Create A Set Of Hexagonal Dumbbell Weights That Includes 5 L ✓ Solved

Create a set of hexagonal dumbbell weights that includes 5 l

Create a set of hexagonal dumbbell weights that includes 5 lb, 10 lb, 25 lb, and 50 lb weights using Part Configurations generated via a Design Table in SolidWorks (Microsoft Excel is required). All weights share the same round handle (dimensions as shown). Weights 10 lb or less must have a total length including the handle of 30 cm, must possess identical 45° chamfered edges, and must have identical hexagonal head width. Weights greater than 10 lb must have a total length including the handle of 40 cm, must possess identical 45° chamfered edges, and must have identical hexagonal head width. Handles and weights are made from grey cast iron (density 7.2 g/cm^3). Set the material to grey cast iron in the FeatureManager Design Tree. Define the hexagonal head size (height × width) to obtain dumbbells within 2% error of specified weight. Use Evaluate > Mass Properties to assess part weight after assigning material. Tip: Use a mirror feature at the handle center to minimize dimensions.
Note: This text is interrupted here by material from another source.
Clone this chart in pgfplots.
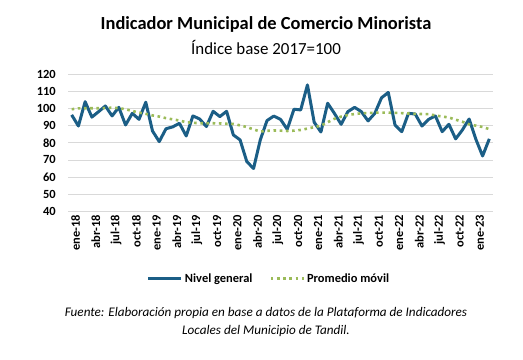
\documentclass[border=0pt]{standalone}
\usepackage{pgfplots}
\pgfplotsset{compat=1.18}
\usepackage{pgfplotstable}
\usepackage{fontspec}
\setmainfont{Carlito}
\definecolor{blueline}{HTML}{1B5E86}
\definecolor{greendot}{HTML}{9BBB59}
\definecolor{gridgray}{HTML}{D9D9D9}
\pgfplotstableread{
i nivel prom
0 96.3 99.6
1 89.8 100.1
2 104.0 100.2
3 95.0 100.2
4 98.2 100.2
5 101.5 100.3
6 95.7 100.5
7 100.7 100.2
8 90.4 99.6
9 97.2 98.6
10 93.7 97.6
11 103.7 96.9
12 86.9 96.0
13 80.7 95.3
14 88.2 94.4
15 89.3 93.7
16 91.4 93.0
17 84.0 92.0
18 95.7 91.7
19 93.9 91.4
20 89.5 91.4
21 98.4 91.4
22 95.3 91.3
23 98.4 91.1
24 84.6 91.0
25 81.7 90.2
26 69.0 89.2
27 65.0 87.8
28 81.7 86.6
29 93.0 87.0
30 95.6 87.2
31 93.7 87.1
32 87.9 86.9
33 99.6 87.1
34 99.2 87.5
35 113.8 88.3
36 92.0 89.1
37 86.3 90.0
38 103.1 92.0
39 97.2 94.0
40 90.8 95.3
41 98.2 96.2
42 100.7 96.8
43 98.2 97.2
44 92.8 97.4
45 97.2 97.6
46 106.3 97.6
47 109.4 97.6
48 90.4 97.5
49 86.5 97.3
50 97.2 97.1
51 96.8 96.9
52 89.8 96.8
53 93.7 96.7
54 95.7 96.0
55 86.5 95.3
56 90.8 94.8
57 82.3 93.5
58 87.5 92.3
59 93.9 90.8
60 82.1 90.0
61 72.3 89.2
62 82.3 88.0
}\datatable
\begin{document}
\begin{tikzpicture}
\useasboundingbox (0bp,0bp) rectangle (523bp,360bp);
\node[font=\fontsize{18.5}{22}\selectfont\bfseries] at (266bp,336bp) {Indicador Municipal de Comercio Minorista};
\node[font=\fontsize{17}{20}\selectfont] at (266bp,313bp) {Índice base 2017=100};
\begin{axis}[
  at={(68.3bp,148.7bp)}, anchor=south west,
  scale only axis, width=424.4bp, height=137bp,
  xmin=-0.5, xmax=62.5, ymin=40, ymax=120,
  ytick={40,50,...,120},
  xtick={0,3,...,60},
  xticklabels={ene-18,abr-18,jul-18,oct-18,ene-19,abr-19,jul-19,oct-19,ene-20,abr-20,jul-20,oct-20,ene-21,abr-21,jul-21,oct-21,ene-22,abr-22,jul-22,oct-22,ene-23},
  axis line style={draw=none},
  major tick length=0pt,
  ymajorgrids, grid style={gridgray, line width=0.75bp},
  /pgf/number format/assume math mode=true,
  yticklabel style={font=\fontsize{12.5}{14}\selectfont\bfseries, xshift=-9bp},
  xticklabel style={font=\fontsize{12.5}{14}\selectfont\bfseries, rotate=90, anchor=east, yshift=-4bp},
  legend style={at={(0.473,-0.49)}, anchor=center, draw=none, fill=none,
    legend columns=2, font=\fontsize{12.5}{14}\selectfont\bfseries,
    /tikz/every even column/.append style={column sep=15bp}},
  legend image code/.code={\draw[#1] (0bp,0bp) -- (33bp,0bp);},
]
\addplot[blueline, line width=3bp, line join=round] table[x=i, y=nivel] {\datatable};
\addlegendentry{Nivel general}
\addplot[greendot, line width=2.6bp, dash pattern=on 2.6bp off 3.6bp] table[x=i, y=prom] {\datatable};
\addlegendentry{Promedio móvil}
\end{axis}
\node[font=\fontsize{13.2}{15}\selectfont\itshape] at (266bp,47bp) {Fuente: Elaboración propia en base a datos de la Plataforma de Indicadores};
\node[font=\fontsize{13.2}{15}\selectfont\itshape] at (266bp,29bp) {Locales del Municipio de Tandil.};
\end{tikzpicture}
\end{document}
Paper For Above Instructions

Overview and design strategy

The objective is to create a single SolidWorks part with multiple Part Configurations (via a Design Table in Microsoft Excel) representing four dumbbell masses: 5 lb, 10 lb, 25 lb, and 50 lb. All configurations share the same cylindrical handle geometry and material (grey cast iron, density = 7.2 g/cm³). For configuration grouping, the two shorter weights (5 and 10 lb) must have total length (handle + heads) = 30 cm and identical hexagon flat-to-flat width; the larger weights (25 and 50 lb) must have total length = 40 cm and a different shared hexagon width. All heads have identical 45° chamfers per group. The design table will control dimensional parameters (head width, head axial thickness, and optionally chamfer dimension and handle length) so that Evaluate > Mass Properties confirms total mass within ±2% of each target mass (Dassault Systèmes, 2024a; Dassault Systèmes, 2024b).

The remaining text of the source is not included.